[Start DATASET EXTRACT]
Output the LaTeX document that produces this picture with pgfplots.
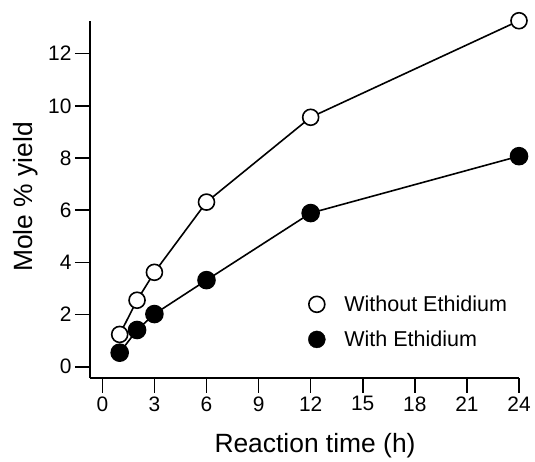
\documentclass[border=0pt]{standalone}
\usepackage{pgfplots}
\pgfplotsset{compat=1.18}
\usepackage{pgfplotstable}
\usepackage{fontspec}
\setmainfont{Liberation Sans}
\pgfplotstableread{
t y
1 1.24
2 2.55
3 3.62
6 6.31
12 9.56
24 13.26
}\without
\pgfplotstableread{
t y
1 0.54
2 1.41
3 2.02
6 3.32
12 5.89
24 8.07
}\withE
\begin{document}
\begin{tikzpicture}
\begin{axis}[
 scale only axis, width=429bp, height=357bp,
 xmin=-0.71, xmax=24, ymin=-0.43, ymax=13.25,
 axis lines=left, axis line style={-, line width=1.6bp},
 xtick={0,3,...,24}, ytick={0,2,...,12},
 tick align=outside, major tick length=15bp,
 tick style={line width=1.6bp, black},
 /pgf/number format/assume math mode=true,
 tick label style={font=\fontsize{21}{24}\selectfont},
 label style={font=\fontsize{26.5}{30}\selectfont},
 xlabel={Reaction time (h)}, ylabel={Mole \% yield},
 xlabel style={at={(rel axis cs:0.5245,-0.210)}, anchor=base},
 ylabel style={at={(rel axis cs:-0.135,0.507)}, anchor=base},
 clip=false,
 legend style={draw=none, fill=none, font=\fontsize{21.6}{26}\selectfont,
   at={(rel axis cs:0.5015,0.242)}, anchor=north west, row sep=14bp,
   /tikz/every odd column/.append style={column sep=17bp}},
 legend cell align=left,
]
\addlegendimage{only marks, mark=*, mark size=8bp, mark options={fill=white, draw=black, line width=1.6bp}}
\addlegendentry{Without Ethidium}
\addlegendimage{only marks, mark=*, mark size=8.5bp, mark options={fill=black, draw=black}}
\addlegendentry{With Ethidium}
\addplot[forget plot, black, line width=1.6bp, mark=*, mark size=8bp, mark options={fill=white, draw=black, line width=1.6bp}] table[x=t,y=y] {\without};
\addplot[forget plot, black, line width=1.6bp, mark=*, mark size=8.5bp, mark options={fill=black, draw=black}] table[x=t,y=y] {\withE};
\path (rel axis cs:-0.2098,-0.2353) rectangle (rel axis cs:1.0373,1.0588);
\end{axis}
\end{tikzpicture}
\end{document}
[End DATASET EXTRACT]
The listing above needs to be output again exactly. Don't include the pictures.

* **ANSWER FOR THIS EXERCISE**:
Output the LaTeX document that produces this picture with pgfplots.
\documentclass[border=0pt]{standalone}
\usepackage{pgfplots}
\pgfplotsset{compat=1.18}
\usepackage{pgfplotstable}
\usepackage{fontspec}
\setmainfont{Liberation Sans}
\pgfplotstableread{
t y
1 1.24
2 2.55
3 3.62
6 6.31
12 9.56
24 13.26
}\without
\pgfplotstableread{
t y
1 0.54
2 1.41
3 2.02
6 3.32
12 5.89
24 8.07
}\withE
\begin{document}
\begin{tikzpicture}
\begin{axis}[
 scale only axis, width=429bp, height=357bp,
 xmin=-0.71, xmax=24, ymin=-0.43, ymax=13.25,
 axis lines=left, axis line style={-, line width=1.6bp},
 xtick={0,3,...,24}, ytick={0,2,...,12},
 tick align=outside, major tick length=15bp,
 tick style={line width=1.6bp, black},
 /pgf/number format/assume math mode=true,
 tick label style={font=\fontsize{21}{24}\selectfont},
 label style={font=\fontsize{26.5}{30}\selectfont},
 xlabel={Reaction time (h)}, ylabel={Mole \% yield},
 xlabel style={at={(rel axis cs:0.5245,-0.210)}, anchor=base},
 ylabel style={at={(rel axis cs:-0.135,0.507)}, anchor=base},
 clip=false,
 legend style={draw=none, fill=none, font=\fontsize{21.6}{26}\selectfont,
   at={(rel axis cs:0.5015,0.242)}, anchor=north west, row sep=14bp,
   /tikz/every odd column/.append style={column sep=17bp}},
 legend cell align=left,
]
\addlegendimage{only marks, mark=*, mark size=8bp, mark options={fill=white, draw=black, line width=1.6bp}}
\addlegendentry{Without Ethidium}
\addlegendimage{only marks, mark=*, mark size=8.5bp, mark options={fill=black, draw=black}}
\addlegendentry{With Ethidium}
\addplot[forget plot, black, line width=1.6bp, mark=*, mark size=8bp, mark options={fill=white, draw=black, line width=1.6bp}] table[x=t,y=y] {\without};
\addplot[forget plot, black, line width=1.6bp, mark=*, mark size=8.5bp, mark options={fill=black, draw=black}] table[x=t,y=y] {\withE};
\path (rel axis cs:-0.2098,-0.2353) rectangle (rel axis cs:1.0373,1.0588);
\end{axis}
\end{tikzpicture}
\end{document}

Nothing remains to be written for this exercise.